Producing electricity, oil, gas and biochars
Scientists from the Fraunhofer Institute for Environmental, Energy and Safety Technology UMSICHT have now succeeded in considerably improving the efficiency of biogas plants. The biobattery process developed by them not only supplies electricity and heat but also high quality products such as gas, oil and vegetable carbon. These can be utilized as required, for example to produce electricity, as marine or aviation fuel, as an admixture for fuels or as a fertilizer. If further processed they even provide basic substances for the chemical industries.

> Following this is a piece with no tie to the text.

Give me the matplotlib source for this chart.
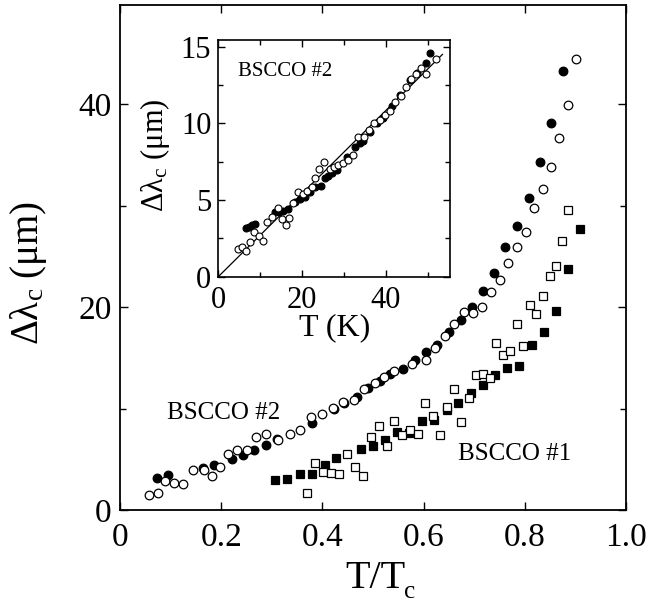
import matplotlib
matplotlib.use("Agg")
import matplotlib.pyplot as plt
from matplotlib.ticker import FixedLocator

plt.rcParams['font.family'] = ['Liberation Serif', 'DejaVu Serif']
plt.rcParams['mathtext.fontset'] = 'custom'
plt.rcParams['mathtext.rm'] = 'Liberation Serif'
plt.rcParams['mathtext.it'] = 'Liberation Serif:italic'

# ---------------- main panel data (T/Tc, Delta lambda_c in um) ----------------
b2_filled_x = [0.0725, 0.0955, 0.165, 0.186, 0.221, 0.2425, 0.265, 0.2885, 0.310,
               0.379, 0.423, 0.443, 0.468, 0.491, 0.514, 0.534, 0.559, 0.583, 0.605,
               0.627, 0.650, 0.674, 0.695, 0.717, 0.740, 0.761, 0.785, 0.808, 0.830,
               0.852, 0.875]
b2_filled_y = [3.2, 3.47, 4.19, 4.43, 5.02, 5.42, 5.94, 6.37, 7.0,
               8.58, 9.97, 10.56, 11.16, 12.0, 12.7, 13.4, 13.9, 14.75, 15.6,
               16.3, 17.6, 18.7, 20.0, 21.6, 23.4, 25.9, 28.05, 30.8, 34.3,
               38.15, 43.3]

b2_open_x = [0.058, 0.0745, 0.0895, 0.107, 0.124, 0.145, 0.166, 0.181, 0.198, 0.214,
             0.232, 0.250, 0.269, 0.288, 0.313, 0.335, 0.356, 0.377, 0.399, 0.420,
             0.441, 0.462, 0.483, 0.503, 0.522, 0.542, 0.578, 0.604, 0.623, 0.642,
             0.661, 0.680, 0.698, 0.716, 0.733, 0.750, 0.767, 0.785, 0.802, 0.818,
             0.835, 0.852, 0.868, 0.885, 0.902]
b2_open_y = [1.51, 1.68, 2.87, 2.67, 2.60, 3.93, 3.93, 3.37, 4.26, 5.54,
             5.87, 5.87, 7.16, 7.52, 6.90, 7.46, 7.85, 9.18, 9.48, 10.03,
             10.66, 10.86, 11.9, 12.5, 13.1, 13.7, 14.4, 14.75, 16.0, 17.2,
             18.3, 19.5, 19.4, 20.0, 21.5, 22.7, 24.4, 25.9, 27.4, 29.8,
             31.7, 33.8, 36.7, 39.9, 44.5]

b1_filled_x = [0.307, 0.331, 0.355, 0.380, 0.405, 0.427, 0.476, 0.500, 0.524, 0.548,
               0.572, 0.596, 0.620, 0.646, 0.667, 0.693, 0.717, 0.741, 0.765, 0.789,
               0.814, 0.838, 0.862, 0.886, 0.910]
b1_filled_y = [3.0, 3.1, 3.55, 3.58, 4.47, 5.13, 6.04, 6.35, 6.93, 7.68,
               7.55, 8.82, 8.9, 9.9, 10.6, 11.55, 12.28, 13.27, 14.0, 14.2,
               16.3, 17.55, 19.6, 23.8, 27.7]

b1_open_x = [0.369, 0.385, 0.401, 0.417, 0.433, 0.448, 0.465, 0.481, 0.496, 0.511,
             0.527, 0.542, 0.557, 0.573, 0.588, 0.603, 0.618, 0.632, 0.647, 0.661,
             0.674, 0.690, 0.703, 0.717, 0.731, 0.744, 0.757, 0.771, 0.784, 0.797,
             0.811, 0.823, 0.836, 0.849, 0.862, 0.874, 0.886]
b1_open_y = [1.65, 4.6, 3.7, 3.63, 3.58, 5.54, 4.22, 3.4, 7.18, 8.25,
             6.34, 8.74, 7.35, 7.92, 7.45, 10.6, 9.24, 7.43, 10.2, 11.9,
             8.7, 11.06, 13.3, 13.37, 13.0, 16.5, 15.25, 15.7, 18.3, 16.2,
             20.2, 19.3, 21.1, 23.1, 24.1, 26.5, 29.6]

main_xticks = [0, 0.2, 0.4, 0.6, 0.8, 1.0]
main_xticklabels = ['0', '0.2', '0.4', '0.6', '0.8', '1.0']
main_yticks = [0, 20, 40]

# ---------------- inset data (T in K, Delta lambda_c in um) ----------------
in_filled_x = [6.5, 7.4, 8.0, 8.7, 13.5, 14.5, 15.5, 16.6, 18.3, 19.5, 20.7, 21.9,
               23.1, 24.5, 25.5, 26.3, 27.2, 28.3, 30.6, 32.6, 33.8, 34.6, 36.2,
               37.8, 39.2, 41.4, 43.4, 45.8, 47.5, 49.6, 50.5]
in_filled_y = [3.2, 3.25, 3.35, 3.45, 4.24, 4.25, 4.3, 4.4, 4.9, 5.05, 5.22, 5.55,
               5.87, 5.92, 6.42, 6.57, 6.78, 6.96, 7.83, 8.44, 8.7, 8.87, 9.46,
               10.0, 10.33, 11.13, 11.85, 12.83, 13.3, 13.96, 14.57]

in_open_x = [4.8, 5.6, 6.5, 7.6, 8.6, 9.6, 10.6, 11.6, 12.7, 14.2, 15.1, 16.1, 16.9,
             17.9, 19.1, 20.3, 21.1, 22.3, 23.1, 24.1, 25.3, 26.7, 27.6, 28.6, 29.7,
             31.0, 32.2, 33.4, 34.8, 36.0, 37.2, 38.6, 39.8, 41.0, 42.2, 43.5, 44.8,
             45.9, 47.1, 48.3, 49.5, 52.0]
in_open_y = [1.81, 1.92, 1.70, 2.24, 2.94, 2.65, 2.33, 3.55, 3.87, 4.5, 3.74, 3.37, 3.8,
             4.79, 5.5, 5.4, 5.6, 5.87, 6.42, 7.0, 7.5, 7.0, 7.17, 7.29, 7.44,
             7.61, 7.94, 9.13, 9.13, 9.57, 10.0, 10.22, 10.55, 10.83, 11.42, 11.79, 12.4,
             12.88, 13.2, 13.6, 13.22, 14.18]

fit_x = [0, 53.5]
fit_y = [0, 14.5]

# ---------------- figure ----------------
fig = plt.figure(figsize=(6.51, 6.05), dpi=100)
W, H = 651, 605
ax = fig.add_axes([120 / W, 1 - 510 / H, (626 - 120) / W, (510 - 5) / H])

ms_c = 6.2
ms_s = 5.6
ew = 0.9
ax.plot(b2_filled_x, b2_filled_y, 'o', ms=ms_c, mfc='black', mec='black', mew=ew, zorder=3)
ax.plot(b2_open_x, b2_open_y, 'o', ms=ms_c, mfc='white', mec='black', mew=ew, zorder=3)
ax.plot(b1_filled_x, b1_filled_y, 's', ms=ms_s, mfc='black', mec='black', mew=ew, zorder=3)
ax.plot(b1_open_x, b1_open_y, 's', ms=ms_s, mfc='white', mec='black', mew=ew, zorder=3)

ax.set_xlim(0, 1.0)
ax.set_ylim(0, 49.8)
ax.xaxis.set_major_locator(FixedLocator(main_xticks))
ax.set_xticklabels(main_xticklabels)
ax.yaxis.set_major_locator(FixedLocator(main_yticks))
ax.yaxis.set_minor_locator(FixedLocator([10, 30]))
ax.tick_params(which='both', direction='in', top=True, right=True, width=1.0)
ax.tick_params(which='major', length=6)
ax.tick_params(which='minor', length=4)
ax.tick_params(axis='x', labelsize=24, pad=9)
ax.tick_params(axis='y', labelsize=24, pad=6)
for s in ax.spines.values():
    s.set_linewidth(1.3)

# x label: "T/T" with a small, well-lowered subscript "c"
ax.text(0.4447, -0.1545, 'T/T', transform=ax.transAxes, fontsize=29,
        ha='left', va='baseline')
ax.text(0.562, -0.1845, 'c', transform=ax.transAxes, fontsize=18,
        ha='left', va='bottom')
ax.text(-0.180, 0.469, '\u0394\u03bb$_{\\rm c}$ (\u03bcm)', transform=ax.transAxes,
        fontsize=28, rotation=90, ha='center', va='center')

ax.text(0.0923, 9.55, 'BSCCO #2', fontsize=18, ha='left', va='center')
ax.text(0.6686, 5.53, 'BSCCO #1', fontsize=18, ha='left', va='center')

# ---------------- inset ----------------
ins = fig.add_axes([218.3 / W, 1 - 276.7 / H, (450 - 218.3) / W, (276.7 - 39.5) / H])
ins.plot(fit_x, fit_y, '-', color='black', lw=0.9, zorder=2)
ms_i = 5.0
ins.plot(in_filled_x, in_filled_y, 'o', ms=ms_i, mfc='black', mec='black', mew=0.8, zorder=3)
ins.plot(in_open_x, in_open_y, 'o', ms=ms_i, mfc='white', mec='black', mew=0.8, zorder=3)
ins.set_xlim(0, 55.3)
ins.set_ylim(0, 15.47)
ins.xaxis.set_major_locator(FixedLocator([0, 20, 40]))
ins.xaxis.set_minor_locator(FixedLocator([10, 30, 50]))
ins.yaxis.set_major_locator(FixedLocator([0, 5, 10, 15]))
ins.yaxis.set_minor_locator(FixedLocator([2.5, 7.5, 12.5]))
ins.tick_params(which='both', direction='in', top=True, right=True, width=1.0)
ins.tick_params(which='major', length=5)
ins.tick_params(which='minor', length=3.5)
ins.tick_params(axis='x', labelsize=22, pad=7)
ins.tick_params(axis='y', labelsize=22, pad=5)
for s in ins.spines.values():
    s.set_linewidth(1.2)
ins.text(0.5, -0.214, 'T (K)', transform=ins.transAxes, fontsize=23,
         ha='center', va='center')
ins.text(-0.273, 0.513, '\u0394\u03bb$_{\\rm c}$ (\u03bcm)', transform=ins.transAxes,
         fontsize=22, rotation=90, ha='center', va='center')
ins.text(0.086, 0.864, 'BSCCO #2', transform=ins.transAxes, fontsize=15,
         ha='left', va='center')

fig.savefig('out.png', dpi=100)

The biobattery is modular and consists of a pool of environmentally-friendly technologies such as biogas plants, thermal storage, carburetors and engines to produce electricity. The heart of the concept is thermo-catalytic reforming (TCR®). With this the experts convert carbons out of organic material, for example fermentation residues from biogas plants and bioethanol production, industrial biomass waste, sewage sludge, straw, scrap wood or animal excrement. The result: oil, gas and biomass cokes. "The particular advantage of the biobattery is that we can utilize a number of raw materials which would otherwise have to be disposed of often at great cost," explains Professor Andreas Hornung, Director of UMSICHT at the Institute Branch in Sulzbach-Rosenberg.

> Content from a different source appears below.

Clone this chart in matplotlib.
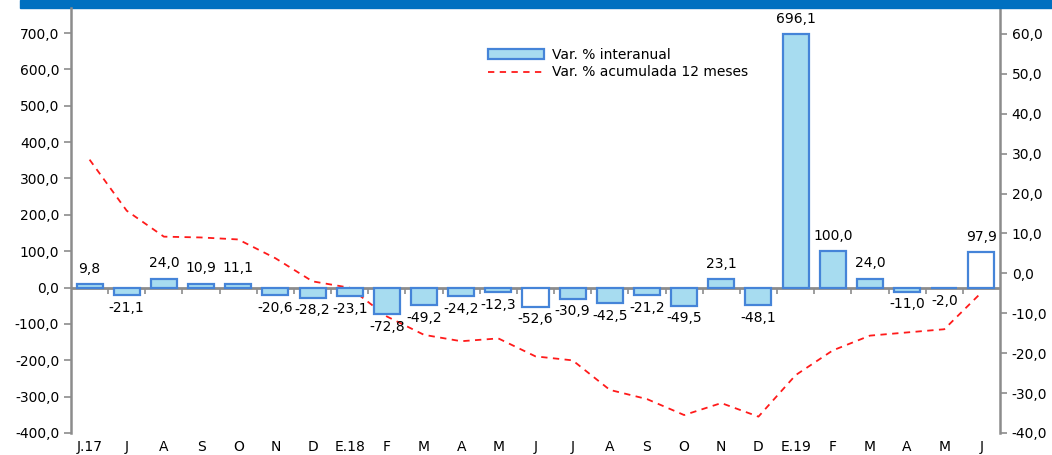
import matplotlib
matplotlib.use("Agg")
import matplotlib.pyplot as plt
import numpy as np
from matplotlib.patches import Rectangle
from matplotlib.ticker import FuncFormatter

plt.rcParams["font.family"] = ["DejaVu Sans"]
plt.rcParams["font.size"] = 10

meses = ["J.17", "J", "A", "S", "O", "N", "D", "E.18", "F", "M", "A", "M", "J",
         "J", "A", "S", "O", "N", "D", "E.19", "F", "M", "A", "M", "J"]
var_interanual = [9.8, -21.1, 24.0, 10.9, 11.1, -20.6, -28.2, -23.1, -72.8, -49.2,
                  -24.2, -12.3, -52.6, -30.9, -42.5, -21.2, -49.5, 23.1, -48.1,
                  696.1, 100.0, 24.0, -11.0, -2.0, 97.9]
var_acumulada = [28.5, 15.7, 9.2, 9.0, 8.5, 3.8, -2.0, -3.6, -10.8, -15.4, -17.0,
                 -16.3, -20.8, -21.8, -29.2, -31.5, -35.5, -32.5, -35.9, -25.5,
                 -19.3, -15.6, -14.8, -14.0, -4.8]
# barras sin relleno (blancas)
sin_relleno = [12, 24]

gris = "#8c8c8c"
azul_borde = "#4584d8"
azul_relleno = "#a7dcf0"

def coma(v, pos=None):
    return "{:.1f}".format(v).replace(".", ",")

fig = plt.figure(figsize=(10.52, 4.55), dpi=100)
ax = fig.add_axes([71 / 1052, 22 / 455, 929 / 1052, 425 / 455])
ax2 = ax.twinx()

x = np.arange(len(meses))
rellenos = ["white" if i in sin_relleno else azul_relleno for i in range(len(meses))]
barras = ax.bar(x, var_interanual, width=0.7, color=rellenos, edgecolor=azul_borde,
                linewidth=1.6, label="Var. % interanual", zorder=3)

for xi, v in zip(x, var_interanual):
    if v >= 0:
        ax.annotate(coma(v), (xi, v), xytext=(0, 6), textcoords="offset points",
                    ha="center", va="bottom")
    else:
        ax.annotate(coma(v), (xi, v), xytext=(0, -4), textcoords="offset points",
                    ha="center", va="top")

linea, = ax2.plot(x, var_acumulada, color="#ff1a1a", linestyle=(0, (3.5, 3)),
                  linewidth=1.3, label="Var. % acumulada 12 meses", zorder=4)

ax.set_xlim(-0.5, 24.5)
ax.set_ylim(-400, 768.75)
ax2.set_ylim(-40, 66.5)
ax.set_yticks(np.arange(-400, 701, 100))
ax2.set_yticks(np.arange(-40, 61, 10))
ax.yaxis.set_major_formatter(FuncFormatter(coma))
ax2.yaxis.set_major_formatter(FuncFormatter(coma))

ax.set_xticks(x)
ax.set_xticklabels(meses)
ax.tick_params(axis="x", length=0, pad=5)
ax.tick_params(axis="y", length=5, color=gris, width=1.2)
ax2.tick_params(axis="y", length=5, color=gris, width=1.2)

for a in (ax, ax2):
    a.spines["top"].set_visible(False)
    a.spines["bottom"].set_visible(False)
    a.spines["left"].set_color(gris)
    a.spines["right"].set_color(gris)
    a.spines["left"].set_linewidth(1.8)
    a.spines["right"].set_linewidth(1.8)
ax2.spines["left"].set_visible(False)
ax.spines["right"].set_visible(False)

# eje de categorias en el cero
ax.axhline(0, color=gris, linewidth=2, zorder=2)
eje0 = ax.secondary_xaxis(0, transform=ax.transData)
eje0.set_xticks(x[:-1] + 0.5)
eje0.set_xticklabels([])
eje0.tick_params(length=4, color=gris, width=1.2, direction="out")
eje0.spines["bottom"].set_visible(False)

ax.set_zorder(ax2.get_zorder() + 1)
ax.patch.set_visible(False)

fig.legend([barras, linea], ["Var. % interanual", "Var. % acumulada 12 meses"],
           loc="upper left", bbox_to_anchor=(0.452, 0.922), frameon=False,
           handlelength=4, labelspacing=0.25, handletextpad=0.6)

fig.add_artist(Rectangle((20 / 1052, 1 - 8 / 455), 1, 8 / 455,
                         transform=fig.transFigure, color="#0070c0"))

fig.savefig("out.png", dpi=100)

Pilot plant processes biogenous residues
Researchers are demonstrating that this also works in practice at a pilot plant that utilizes roughly 30 kg of fermentation residues every hour. The raw materials first pass through a sluice without oxygen into a continuously rotating screw. There the material is heated up and broken down into biochar and volatile vapours. The vapours are reheated and then cooled down again. In the process it condenses into a liquid, which contains biooil and water. Researchers separate the high quality oil to reuse it. The resulting gas is purified and collected.
The liquid, gaseous and solid products can be reutilized in various ways. The oil can either be processed into marine and aviation fuel or used in a combined heat and power plant, as can the gas, to produce electricity and heat. The separated process water contains numerous short-chain biodegradable carbon compounds. It can be fed back into the biogas plant to increase the methane yield. The biochar is ideal as a soil conditioner.
But does the biobattery also work efficiently?
"The plant converts more than 75 percent of the energy efficiency into high quality energy sources in a robust, continuous process. The efficacy can be improved even more if mobile latent heat accumulators are used," explains Hornung. One particular advantage of the biobattery is that the system can be gradually expanded. "This is very interesting for operators in terms of finance. High investments are not required at the start, as our profitability analyses prove," explains Hornung. Susteen Technologies GmbH, a spin-off from UMSICHT, is already implementing the biobattery concept in practice together with cooperation partners in Germany and abroad at major pilot plants.